What were the common conclusions? IDEE produced a special report to bring the common threads of the discussion together, “25 Years After 1989: Reflections on Unfinished Revolutions.” It is available from Civic Initiatives (and IDEE) in print and is on IDEE’s new web site, https://idee-us.org. So I won’t repeat everything. But there were some common points that Miljenko identified and presented:
(1) that in Serbia, and in most of the countries, there was never any “decommunization” or “decontamination” so to speak — the security networks and the economic and political infrastructure was allowed to remain and reestablish its power — despite free elections. He pointed out that there was an illusion that by “changing the leadership at the top, you changed the system.” But in authoritarian regimes, he continued, there is dictatorship at every level of power. So when you cut the head, the dictatorship remains below in all the institutions at every level of society.”

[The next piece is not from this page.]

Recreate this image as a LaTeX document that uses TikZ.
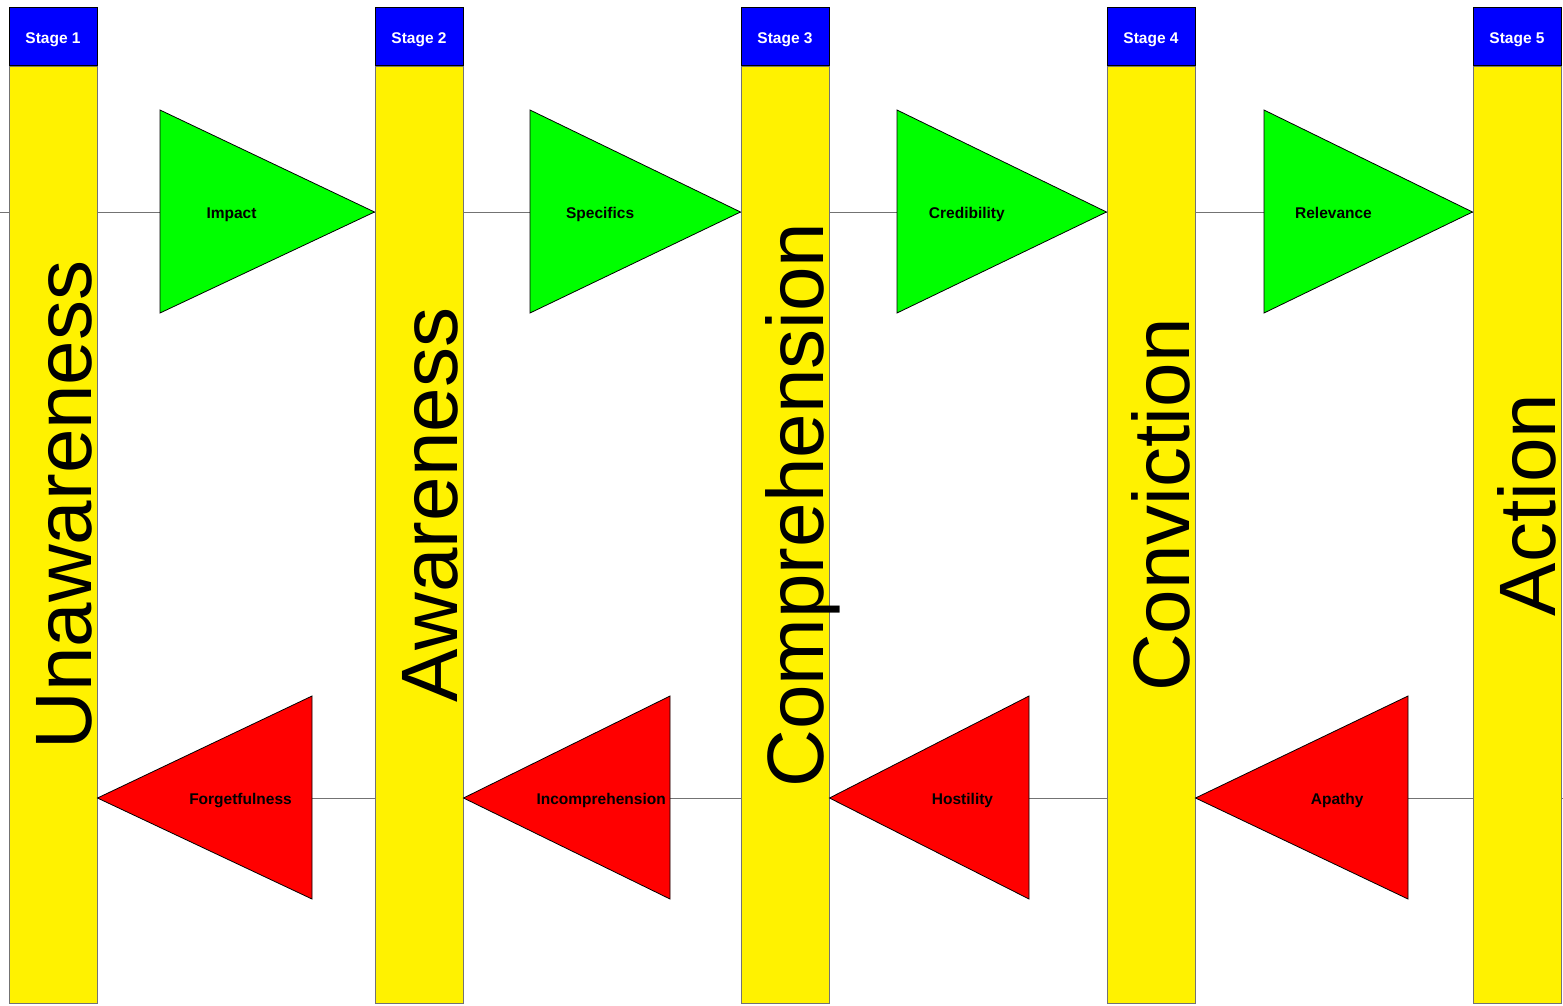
\documentclass[tikz,border=0pt]{standalone}
\usepackage{fontspec}
\setmainfont{Liberation Sans}
\usetikzlibrary{positioning}
\usetikzlibrary{calc}

\tikzset{
  stagehead/.style={draw=black, line width=1pt, fill=blue, text=white, inner sep=0pt,
    minimum width=88pt, minimum height=58pt, text height=14.6pt, text depth=0pt,
    font=\bfseries\fontsize{15.5}{18}\selectfont},
  stagebody/.style={draw=black!55, line width=1pt, fill=yellow, inner sep=0pt,
    minimum width=88pt, minimum height=937pt},
  bigword/.style={rotate=90, anchor=base, inner sep=0pt, font=\fontsize{80}{96}\selectfont},
  link/.style={draw=black!55, line width=1pt},
  gotri/.style={draw=black, fill=green, line width=0.8pt},
  backtri/.style={draw=black, fill=red, line width=0.8pt},
  trilabel/.style={font=\bfseries\fontsize{15.5}{18}\selectfont, inner sep=0pt,
    text height=13pt, text depth=0pt}
}

\begin{document}
\begin{tikzpicture}[x=1pt, y=-1pt]
    \useasboundingbox (0,0) rectangle (1563,1005);

    % stages
    \foreach \i/\x in {1/53, 2/419, 3/785, 4/1151, 5/1517}{
        \node[stagehead] (s\i) at (\x,36) {Stage \i};
        \node[stagebody, below=0pt of s\i] (c\i) {};
    }

    % guide lines
    \coordinate (tl) at (0,212);
    \coordinate (br) at (1563,798);
    \draw[link] (tl) -- (c1.west |- tl);
    \foreach \i/\j in {1/2, 2/3, 3/4, 4/5}{
        \draw[link] (c\i.east |- tl) -- (c\j.west |- tl);
        \draw[link] (c\i.east |- br) -- (c\j.west |- br);
    }
    \draw[link] (c5.east |- br) -- (br);

    % big words
    \foreach \i/\w in {1/Unawareness, 2/Awareness, 3/Comprehension, 4/Conviction, 5/Action}
        \node[bigword] (w\i) at ([xshift=38pt]c\i.center |- 0,505) {\w};

    % forward triangles
    \foreach \i/\j/\gx/\t in {1/2/160/Impact, 2/3/530/Specifics, 3/4/897/Credibility, 4/5/1264/Relevance}{
        \coordinate (gt\i) at (\gx,110);
        \coordinate (gb\i) at (\gx,313);
        \coordinate (gp\i) at (c\j.west |- tl);
        \draw[gotri] (gt\i) -- (gp\i) -- (gb\i) -- cycle;
        \node[trilabel] (g\i) at ($(gt\i)!0.5!(gb\i)!1/3!(gp\i)$) {\t};
    }

    % backward triangles
    \foreach \i/\rx/\t in {1/312/Forgetfulness, 2/670/Incomprehension, 3/1029/Hostility, 4/1408/Apathy}{
        \coordinate (rt\i) at (\rx,696);
        \coordinate (rb\i) at (\rx,899);
        \coordinate (rp\i) at (c\i.east |- br);
        \draw[backtri] (rt\i) -- (rp\i) -- (rb\i) -- cycle;
        \node[trilabel] (r\i) at ($(rt\i)!0.5!(rb\i)!1/3!(rp\i)$) {\t};
    }

\end{tikzpicture}
\end{document}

(2) second, human rights and democratic freedoms, including independent media, were not institutionalized, and were not placed at the top of what was needed to bring about real change, either within the countries or in the priorities of the European Union,
(3) third, it was difficult to sustain the energy and activity of civil society in the non-urgent conditions after dictatorship was overthrown, and especially in conditions where civil society saw itself no longer as an opponent of the state but rather as a partner in bringing about changes. We need new ways of thinking about civil society as a separate foundation to mobilize citizens for real change, and
(4) fourth, something Miljenko particularly was stressing, that we cannot divorce political change and civil society from the poor economic conditions of the post-communist countries and civil society must try to address the economic problems as well as political problems.

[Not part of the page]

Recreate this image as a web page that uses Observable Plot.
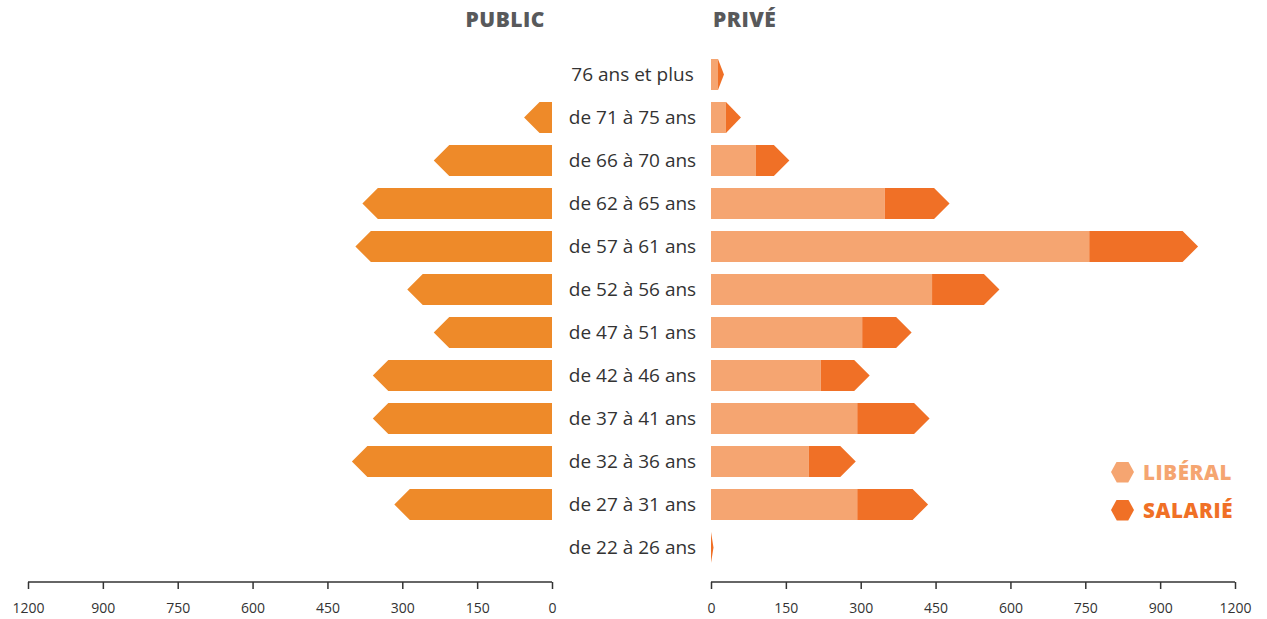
<!DOCTYPE html>
<html>
<head>
<meta charset="utf-8">
<script src="https://cdn.jsdelivr.net/npm/d3@7"></script>
<script src="https://cdn.jsdelivr.net/npm/@observablehq/plot@0.6"></script>
<style>
  html, body { margin: 0; padding: 0; background: #fff; }
  #chart { position: relative; width: 1267px; height: 619px; overflow: hidden; font-family: "Open Sans", sans-serif; }
  #left, #right { position: absolute; top: 0; }
  #left { left: 0; }
  #right { left: 560px; }
  .title { position: absolute; top: 5px; font-family: "Open Sans", sans-serif; font-weight: 800; font-size: 21px; color: #58595b; letter-spacing: 0.5px; }
  .legend { position: absolute; left: 1111px; font-weight: 800; font-size: 20.5px; letter-spacing: 0.6px; display: flex; align-items: center; gap: 9px; }
  .hex { width: 23px; height: 21px; clip-path: polygon(25% 0, 75% 0, 100% 50%, 75% 100%, 25% 100%, 0 50%); }
</style>
</head>
<body>
<div id="chart">
  <div id="left"></div>
  <div id="right"></div>
  <div class="title" style="right: 722px;">PUBLIC</div>
  <div class="title" style="left: 713px;">PRIVÉ</div>
  <div class="legend" style="top: 458px; color: #F5A571;"><div class="hex" style="background:#F5A571"></div>LIBÉRAL</div>
  <div class="legend" style="top: 496px; color: #F07026;"><div class="hex" style="background:#F07026"></div>SALARIÉ</div>
</div>
<script>
// ---- data ----
const categories = ["76 ans et plus","de 71 à 75 ans","de 66 à 70 ans","de 62 à 65 ans","de 57 à 61 ans","de 52 à 56 ans","de 47 à 51 ans","de 42 à 46 ans","de 37 à 41 ans","de 32 à 36 ans","de 27 à 31 ans","de 22 à 26 ans"];
const publicValues  = [0, 56, 237, 380, 394, 290, 237, 359, 359, 401, 316, 0];
const liberalValues = [14, 30, 90, 348, 758, 443, 303, 220, 293, 196, 293, 0];
const salarieValues = [12, 30, 67, 130, 218, 135, 99, 98, 145, 94, 142, 5];
const tickValues = [0, 150, 300, 450, 600, 750, 900, 1050];
const tickLabels = ["0", "150", "300", "450", "600", "750", "900", "1200"];

const colPublic = "#EE8A29", colLiberal = "#F5A571", colSalarie = "#F07026";

const publicData = categories.map((c, i) => ({cat: c, start: 0, end: publicValues[i]}));
const liberalData = categories.map((c, i) => ({cat: c, start: 0, end: liberalValues[i]}));
const salarieData = categories.map((c, i) => ({cat: c, start: liberalValues[i], end: liberalValues[i] + salarieValues[i]}));

// arrow-shaped bar mark drawn through Plot's scales
function arrowBars(data, fill) {
  return (index, scales) => {
    const g = d3.create("svg:g");
    const bw = scales.y.bandwidth ? scales.y.bandwidth() : 31;
    for (const d of data) {
      if (d.end - d.start <= 0) continue;
      const xs = scales.x(d.start), xe = scales.x(d.end);
      const y0 = scales.y(d.cat), y1 = y0 + bw, ym = y0 + bw / 2;
      const dir = Math.sign(xe - xs);
      const t = Math.min(bw / 2, Math.abs(xe - xs));
      const pts = [[xs, y0], [xe - dir * t, y0], [xe, ym], [xe - dir * t, y1], [xs, y1]];
      g.append("path").attr("d", "M" + pts.map(p => p.join(",")).join("L") + "Z").attr("fill", fill);
    }
    return g.node();
  };
}
function baseline(index, scales, values, dims) {
  const y = dims.height - dims.marginBottom;
  return d3.create("svg:line")
    .attr("x1", dims.marginLeft).attr("x2", dims.width - dims.marginRight)
    .attr("y1", y).attr("y2", y).attr("stroke", "#333").attr("stroke-width", 1.5).node();
}

const common = {
  height: 619,
  marginTop: 0,
  marginBottom: 37,
  style: {fontFamily: "Open Sans, sans-serif", fontSize: "14px", color: "#333", background: "transparent"},
};
const yScale = {domain: categories, range: [45.3, 576.7], padding: 0.28, axis: null};
const axis = Plot.axisX({ticks: tickValues, tickFormat: (d) => tickLabels[tickValues.indexOf(d)], tickSize: 7, tickPadding: 14, fontSize: 14, stroke: "#333", strokeWidth: 1.5, fill: "#333"});

const left = Plot.plot({
  ...common,
  width: 560,
  marginLeft: 28,
  marginRight: 8,
  x: {domain: [0, 1050], reverse: true, axis: null},
  y: yScale,
  marks: [
    Plot.barX(publicData, {x1: "start", x2: "end", y: "cat", fill: "none"}),
    arrowBars(publicData, colPublic),
    baseline,
    axis
  ]
});
document.getElementById("left").append(left);

const right = Plot.plot({
  ...common,
  width: 707,
  marginLeft: 151,
  marginRight: 32,
  x: {domain: [0, 1050], axis: null},
  y: yScale,
  marks: [
    Plot.barX(liberalData, {x1: "start", x2: "end", y: "cat", fill: colLiberal}),
    arrowBars(salarieData, colSalarie),
    Plot.text(categories, {y: d => d, text: d => d, frameAnchor: "left", dx: -79, textAnchor: "middle", fontSize: 19, fill: "#333"}),
    baseline,
    axis
  ]
});
document.getElementById("right").append(right);
</script>
</body>
</html>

The main conclusion, however, was that we should not change our priorities or the original strategies of citizens mobilization and citizens’ participation to bring about change. We should keep fighting for what we set out to achieve originally. Miljenko concluded his presentation this way:
I will dare to propose that we should concentrate in each of our countries on creating a state of rule of law, equality, and human rights where freedom of speech and association is guaranteed. We should educate citizens so that they can rationally evaluate political options and so not elect those who limit citizens’ freedoms or promote inequality. We should no longer presume that free and fair elections are the only institution in a democracy, since they can serve also to legitimize non-democratic systems.
Thank you again for inviting me here and for organizing this event to discuss Miljenko’s ideas and the challenges for civil society in today’s setting. It is exactly what Civic Initiatives should be doing.